Development and External Validation of a Machine Learning–Based Risk Score for Stent Outcomes in Post–Bariatric Leak Management: The “Alexandria-Bari-Stent” Tool – HRI

PUBLICATIONS

Development and External Validation of a Machine Learning–Based Risk Score for Stent Outcomes in Post–Bariatric Leak Management: The “Alexandria-Bari-Stent” Tool

There are no prediction models of stent outcomes for leaks after metabolic and bariatric surgery (MBS). The current study developed an artificial intelligence–based model to predict post-MBS stent failure.

Prospectively maintained database of patients with post-MBS leaks was used for model development (Center I, N = 250); external validation employed patients from another hospital (Center II, N = 150). Outcome definition was failure of the first (primary/initial) stent implantation to resolve the leak, i.e., lack of primary closure. Ranking of variables was performed, 11 machine learning algorithms were tested, the best model was selected, and a stent failure point-based risk scoring system was derived, with further external validation, calibration, and decision curve analysis.

The development cohort (training sample, Center I) had 27.6% failed stents/72.4% successes; the external validation cohort (Center II) had 30% failures/70% successes.

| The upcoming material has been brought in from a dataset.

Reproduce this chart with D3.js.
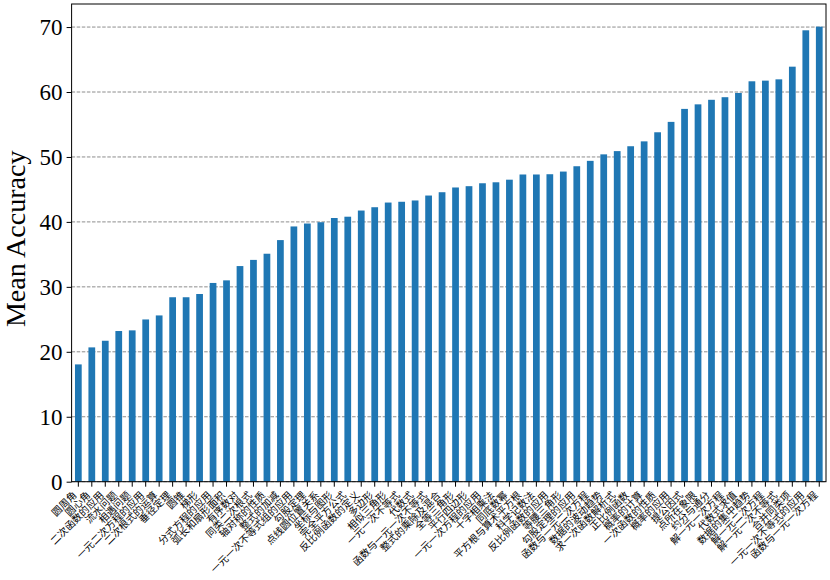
<!DOCTYPE html>
<html>
<head>
<meta charset="utf-8">
<script src="https://cdn.jsdelivr.net/npm/d3@7"></script>
<style>
  body { margin: 0; background: #fff; }
  svg { display: block; }
</style>
</head>
<body>
<div id="chart"></div>
<script>
const categories = [
  "圆周角", "圆心角", "二次函数的应用", "流水问题", "相遇问题",
  "一元二次方程的应用", "二次根式的运算", "垂径定理", "圆锥", "梯形",
  "分式方程的应用", "弧长和扇形面积", "有序数对", "同类二次根式", "轴对称的性质",
  "整式的加减", "一元一次不等式组的应用", "勾股定理", "点线圆位置关系", "坐标与图形",
  "完全平方公式", "反比例函数的定义", "多边形", "相似三角形", "一元一次不等式",
  "代数式", "函数与一元一次不等式", "整式的乘除及混合", "全等三角形", "平行四边形",
  "一元一次方程的应用", "十字相乘法", "同底数幂", "平方根与算术平方根", "科学记数法",
  "反比例函数的应用", "等腰三角形", "勾股定理的应用", "函数与一元二次方程", "数据的波动趋势",
  "求一次函数解析式", "正比例函数", "概率的计算", "一次函数的性质", "概率的应用",
  "提公因式", "点所在象限", "约分与通分", "解一元一次方程", "代数式求值",
  "数据的集中趋势", "解一元二次方程", "解一元一次不等式", "合并同类项", "一元一次不等式的应用",
  "函数与一元一次方程"
];
const values = [
  18.06, 20.68, 21.7, 23.2, 23.3, 24.98, 25.6, 28.4, 28.4, 28.9,
  30.6, 31.0, 33.2, 34.15, 35.1, 37.2, 39.3, 39.75, 39.95, 40.6,
  40.8, 41.75, 42.26, 42.98, 43.1, 43.3, 44.06, 44.57, 45.3, 45.5,
  45.95, 46.1, 46.5, 47.3, 47.3, 47.34, 47.75, 48.57, 49.4, 50.4,
  50.9, 51.65, 52.4, 53.8, 55.4, 57.4, 58.1, 58.8, 59.2, 59.85,
  61.65, 61.75, 61.95, 63.9, 69.5, 70.06
];
const yTicks = [0, 10, 20, 30, 40, 50, 60, 70];
const yLabel = "Mean Accuracy";

const W = 830, H = 580;
const pLeft = 71.6, pRight = 826, pTop = 4, pBottom = 481.7;

const svg = d3.select("#chart").append("svg")
  .attr("width", W).attr("height", H);

const idx = d3.range(categories.length);
const x = d3.scaleBand().domain(idx).range([pLeft, pRight])
  .paddingInner(0.5).paddingOuter(0.25);
const y = d3.scaleLinear().domain([0, 73.55]).range([pBottom, pTop]);

// grid
svg.append("g").selectAll("line").data(yTicks).join("line")
  .attr("x1", pLeft).attr("x2", pRight)
  .attr("y1", d => y(d)).attr("y2", d => y(d))
  .attr("stroke", "#808080").attr("stroke-width", 0.9)
  .attr("stroke-dasharray", "3.5,1.6");

// bars
svg.append("g").selectAll("rect").data(idx).join("rect")
  .attr("x", i => x(i))
  .attr("width", x.bandwidth())
  .attr("y", i => y(values[i]))
  .attr("height", i => pBottom - y(values[i]))
  .attr("fill", "#1f77b4");

// y axis
const yAxis = svg.append("g").attr("transform", `translate(${pLeft},0)`)
  .call(d3.axisLeft(y).tickValues(yTicks).tickSize(5).tickPadding(4).tickFormat(d3.format("d")));
yAxis.select(".domain").remove();
yAxis.selectAll("text").attr("font-family", "'Liberation Serif', 'Times New Roman', serif")
  .attr("font-size", 23).attr("fill", "#000");
yAxis.selectAll("line").attr("stroke", "#000");

// x axis
const xAxis = svg.append("g").attr("transform", `translate(0,${pBottom})`)
  .call(d3.axisBottom(x).tickSize(5).tickPadding(3).tickFormat(i => categories[i]));
xAxis.select(".domain").remove();
xAxis.selectAll("line").attr("stroke", "#000");
xAxis.selectAll("text")
  .attr("font-family", "'Noto Sans CJK SC', sans-serif")
  .attr("font-size", 10)
  .attr("fill", "#000")
  .attr("text-anchor", "end")
  .attr("dy", null)
  .attr("y", 0)
  .attr("transform", "translate(-1,14) rotate(-45)");

// frame
svg.append("rect").attr("x", pLeft).attr("y", pTop)
  .attr("width", pRight - pLeft).attr("height", pBottom - pTop)
  .attr("fill", "none").attr("stroke", "#000").attr("stroke-width", 1);

// y label
svg.append("text")
  .attr("transform", `translate(25,${(pTop + pBottom) / 2 - 4}) rotate(-90)`)
  .attr("text-anchor", "middle")
  .attr("font-family", "'Liberation Serif', 'Times New Roman', serif")
  .attr("font-size", 28)
  .attr("fill", "#000")
  .text(yLabel);
</script>
</body>
</html>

The Lasso logistic regression model exhibited the best performance. Eight variables contributed to the model’s predictive performance (obstructive sleep apnea, hypertension, diabetes, hepatomegaly, hyperlipidemia, body mass index, Niti-S18 stent, gastrojejunal anastomosis leak), and nine others had varying contributions (revisional surgery, Niti-S23 stent, time to stent implantation, leak size > 1 cm, age, Roux-en-Y gastric bypass surgery, esophagogastric junction leak, Hanaro 21 stent, male sex). The clinical point-based stent failure risk system showed that scores ≤ 7 had very low failure risk (<1%), scores 8–47 = low risk (1–5%), 48–77 = moderate risk (5.1–15%), 78–117 = high risk (15.1–50%), and scores ≥198 were associated with extremely high failure risk (>96%). The model’s external validation demonstrated excellent discriminatory power, distinguishing between patients with/without the outcome with 0.85 area under the ROC curve (95% CI: 0.76–0.93), 80% sensitivity (95% CI: 65.4-90.4%), 82.9% specificity (95% CI: 74.3-89.5%), and 66.7% positive predictive value (95% CI: 52.4–79.0%). The negative predictive value was 90.6% (95% CI: 82.9–95.6%) indicating that the model was particularly effective at identifying patients unlikely to fail. Area under the precision-recall curve was 0.81 (95% CI: 0.70–0.89) indicating strong performance in identifying true positives while minimizing false positives. Calibration was acceptable (Brier score = 0.15). Decision curve analysis demonstrated higher net benefit when used in clinical decision-making across a broad range of threshold probabilities (0.10–0.80) compared to treating all patients or treating none.